The scheme, introduced under Budget 2016 for middle-income earners to purchase properties below RM500,000, took off yesterday.

Leong said some of Mah Sing’s projects that fall into this price category are the Cerrado serviced apartments in Southville City@KL South, which are affordable luxury homes indicatively priced from RM368,000, and the Cendana apartments in M Residence 2 in Rawang, Selangor, priced at RM170,000, in the central region.

Leong also reiterated the group’s call to banks to take into account overtime and allowances when drawing up finance schemes for first-time homebuyers, besides suggesting that they consider extending 100% financing to this category of buyers.

He also urged Bank Negara Malaysia to extend the payment tenure for this group instead of limiting it to 30 years.

If buyers are able to obtain loans, developers will be able to increase the supply of such affordable homes as development is “all about cash flows”, said Leong.

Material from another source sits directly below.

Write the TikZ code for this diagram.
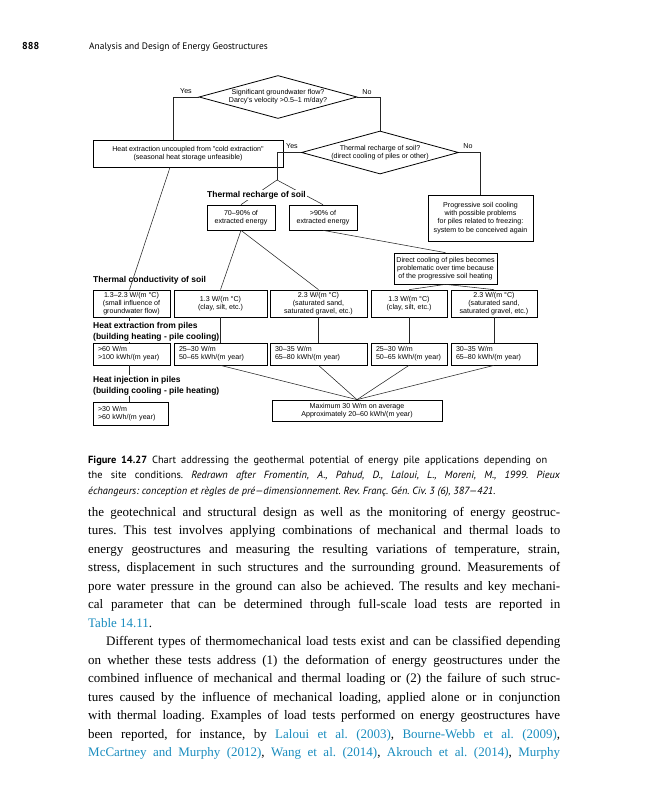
\documentclass[tikz,border=0pt]{standalone}
\usepackage{fontspec}
\setmainfont{Liberation Serif}
\newfontfamily\dsans{Liberation Sans}
\newfontfamily\capfont{PT Sans}
\usetikzlibrary{shapes.geometric}
\definecolor{linkblue}{RGB}{25,140,190}
\newcommand{\lk}[1]{\textcolor{linkblue}{#1}}
\frenchspacing
\begin{document}
\begin{tikzpicture}[x=1pt,y=-1pt,
 ln/.style={draw=black!85, line width=0.55pt},
 bx/.style={draw=black, line width=0.7pt, inner sep=0pt, align=center, font=\dsans\fontsize{7.1}{8.3}\selectfont},
 lbx/.style={bx, align=left, inner xsep=5pt},
 dia/.style={diamond, draw=black, line width=0.8pt, inner sep=0pt, aspect=3.6, align=center, font=\dsans\fontsize{7.1}{8.3}\selectfont},
 yn/.style={inner sep=0pt, font=\dsans\fontsize{7.1}{8.3}\selectfont},
 hd/.style={inner sep=1pt, align=left, font=\dsans\bfseries\fontsize{8.5}{10.8}\selectfont},
 bodyl/.style={anchor=base west, inner sep=0pt, font=\fontsize{13}{18.5}\selectfont},
 capl/.style={anchor=base west, inner sep=0pt, font=\capfont\fontsize{10.4}{15.5}\selectfont}]
\path[use as bounding box] (0,0) rectangle (648,800);

% header
\node[anchor=base west, inner sep=0pt, font=\capfont\bfseries\fontsize{10}{12}\selectfont] (pg) at (22,49.5) {888};
\node[anchor=base west, inner sep=0pt, font=\capfont\fontsize{9.4}{11}\selectfont] (hdr) at (89,49.5) {Analysis and Design of Energy Geostructures};

% decisions
\node[dia, minimum width=158pt, minimum height=43pt] (d1) at (278,97) {Significant groundwater flow?\\Darcy's velocity >0.5–1 m/day?};
\node[dia, minimum width=157pt, minimum height=43pt] (d2) at (380,152.5) {Thermal recharge of soil?\\(direct cooling of piles or other)};
\node[yn] (y1) at (186,91) {Yes};
\node[yn] (n1) at (367,92) {No};
\node[yn] (y2) at (292,146) {Yes};
\node[yn] (n2) at (468,146) {No};

\node[bx, minimum width=190pt, minimum height=27pt] (b1) at (188,153.5) {Heat extraction uncoupled from "cold extraction"\\(seasonal heat storage unfeasible)};
\node[bx, minimum width=68pt, minimum height=25pt] (r1) at (241,217.5) {70–90\% of\\extracted energy};
\node[bx, minimum width=68pt, minimum height=25pt] (r2) at (323,217.5) {>90\% of\\extracted energy};
\node[bx, minimum width=105pt, minimum height=46pt] (prog) at (480.5,218) {Progressive soil cooling\\with possible problems\\for piles related to freezing:\\system to be conceived again};
\node[bx, minimum width=103pt, minimum height=31pt] (dir) at (445.5,268.5) {Direct cooling of piles becomes\\problematic over time because\\of the progressive soil heating};

% conductivity row
\node[bx, minimum width=77pt, minimum height=27pt] (A) at (131.5,303.5) {1.3–2.3 W/(m °C)\\(small influence of\\groundwater flow)};
\node[bx, minimum width=93pt, minimum height=27pt] (B) at (220.5,303.5) {1.3 W/(m °C)\\(clay, silt, etc.)};
\node[bx, minimum width=97pt, minimum height=27pt] (C) at (318.5,303.5) {2.3 W/(m °C)\\(saturated sand,\\saturated gravel, etc.)};
\node[bx, minimum width=76pt, minimum height=27pt] (D) at (409,303.5) {1.3 W/(m °C)\\(clay, silt, etc.)};
\node[bx, minimum width=86pt, minimum height=27pt] (E) at (494,303.5) {2.3 W/(m °C)\\(saturated sand,\\saturated gravel, etc.)};

% extraction row
\node[lbx, text width=67pt, minimum height=22pt] (F) at (131.5,354) {>60 W/m\\>100 kWh/(m year)};
\node[lbx, text width=83pt, minimum height=22pt] (G) at (220.5,354) {25–30 W/m\\50–65 kWh/(m year)};
\node[lbx, text width=87pt, minimum height=22pt] (H) at (318.5,354) {30–35 W/m\\65–80 kWh/(m year)};
\node[lbx, text width=66pt, minimum height=22pt] (I) at (409,354) {25–30 W/m\\50–65 kWh/(m year)};
\node[lbx, text width=76pt, minimum height=22pt] (J) at (494,354) {30–35 W/m\\65–80 kWh/(m year)};

% injection row
\node[lbx, text width=65pt, minimum height=23pt] (K) at (130.5,413.5) {>30 W/m\\>60 kWh/(m year)};
\node[bx, minimum width=170pt, minimum height=21pt] (L) at (357,410.5) {Maximum 30 W/m on average\\Approximately 20–60 kWh/(m year)};

\coordinate (br1) at (277,180);

% connectors
\draw[ln] (d1.west) -| ([xshift=-15pt]b1.north);
\draw[ln] (d1.east) -| (d2.north);
\draw[ln] (d2.west) -| (br1);
\draw[ln] (d2.east) -| (prog.north);
\draw[ln] (br1) -- (r1.north);
\draw[ln] (br1) -- (r2.north);
\draw[ln] ([xshift=-18pt]b1.south) -- ([xshift=-2pt]A.north);
\draw[ln] (r1.south) -- (B.north);
\draw[ln] (r1.south) -- (C.north);
\draw[ln] (r2.south) -- (dir.north);
\draw[ln] (dir.south) -- (D.north);
\draw[ln] (dir.south) -- (E.north);
\draw[ln] ([xshift=-2pt]A.south) -- ([xshift=-2pt]F.north);
\draw[ln] (B) -- (G);
\draw[ln] (C) -- (H);
\draw[ln] (D) -- (I);
\draw[ln] (E) -- (J);
\draw[ln] ([xshift=-2pt]F.south) -- ([xshift=-1pt]K.north);
\draw[ln] (G.south) -- (L.north);
\draw[ln] (H.south) -- (L.north);
\draw[ln] (I.south) -- (L.north);
\draw[ln] (J.south) -- (L.north);

% headings
\node[hd, fill=white] (hrech) at (256.5,195) {Thermal recharge of soil};
\node[hd, anchor=west] (hcond) at (92,280) {Thermal conductivity of soil};
\node[hd, anchor=west, fill=white] (hext) at (92,331.5) {Heat extraction from piles\\(building heating - pile cooling)};
\node[hd, anchor=west, fill=white] (hinj) at (92,385.5) {Heat injection in piles\\(building cooling - pile heating)};

% caption
\node[capl] (c1) at (88,463) {\makebox[459pt][s]{\textbf{Figure 14.27} Chart addressing the geothermal potential of energy pile applications depending on}};
\node[capl] (c2) at (88,478.5) {\makebox[472pt][s]{the site conditions. \textit{Redrawn after Fromentin, A., Pahud, D., Laloui, L., Moreni, M., 1999. Pieux}}};
\node[capl] (c3) at (88,494) {\textit{échangeurs: conception et règles de pré—dimensionnement. Rev. Franç. Gén. Civ. 3 (6), 387—421.}};

% body text
\node[bodyl] (t1) at (88,516) {\makebox[472pt][s]{the geotechnical and structural design as well as the monitoring of energy geostruc-}};
\node[bodyl] (t2) at (88,534.5) {\makebox[472pt][s]{tures. This test involves applying combinations of mechanical and thermal loads to}};
\node[bodyl] (t3) at (88,553) {\makebox[472pt][s]{energy geostructures and measuring the resulting variations of temperature, strain,}};
\node[bodyl] (t4) at (88,571.5) {\makebox[472pt][s]{stress, displacement in such structures and the surrounding ground. Measurements of}};
\node[bodyl] (t5) at (88,590) {\makebox[472pt][s]{pore water pressure in the ground can also be achieved. The results and key mechani-}};
\node[bodyl] (t6) at (88,608.5) {\makebox[472pt][s]{cal parameter that can be determined through full-scale load tests are reported in}};
\node[bodyl] (t7) at (88,627) {\lk{Table 14.11}.};
\node[bodyl] (t8) at (106,645.5) {\makebox[454pt][s]{Different types of thermomechanical load tests exist and can be classified depending}};
\node[bodyl] (t9) at (88,664) {\makebox[472pt][s]{on whether these tests address (1) the deformation of energy geostructures under the}};
\node[bodyl] (t10) at (88,682.5) {\makebox[472pt][s]{combined influence of mechanical and thermal loading or (2) the failure of such struc-}};
\node[bodyl] (t11) at (88,701) {\makebox[472pt][s]{tures caused by the influence of mechanical loading, applied alone or in conjunction}};
\node[bodyl] (t12) at (88,719.5) {\makebox[472pt][s]{with thermal loading. Examples of load tests performed on energy geostructures have}};
\node[bodyl] (t13) at (88,738) {\makebox[472pt][s]{been reported, for instance, by \lk{Laloui et al. (2003)}, \lk{Bourne-Webb et al. (2009)},}};
\node[bodyl] (t14) at (88,756.5) {\makebox[472pt][s]{\lk{McCartney and Murphy (2012)}, \lk{Wang et al. (2014)}, \lk{Akrouch et al. (2014)}, \lk{Murphy}}};
\end{tikzpicture}
\end{document}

“Currently there is a big supply gap of housing in Malaysia, yet most developers are scaling back on launches because buyers have difficulty in coming up with the differential sum, and they find it difficult to obtain end-financing,” he said, adding that this will further exacerbate the supply-demand gap, which is growing yearly.

Hence, Leong urged developers, bankers and the government to “work hand in hand to improve this situation”.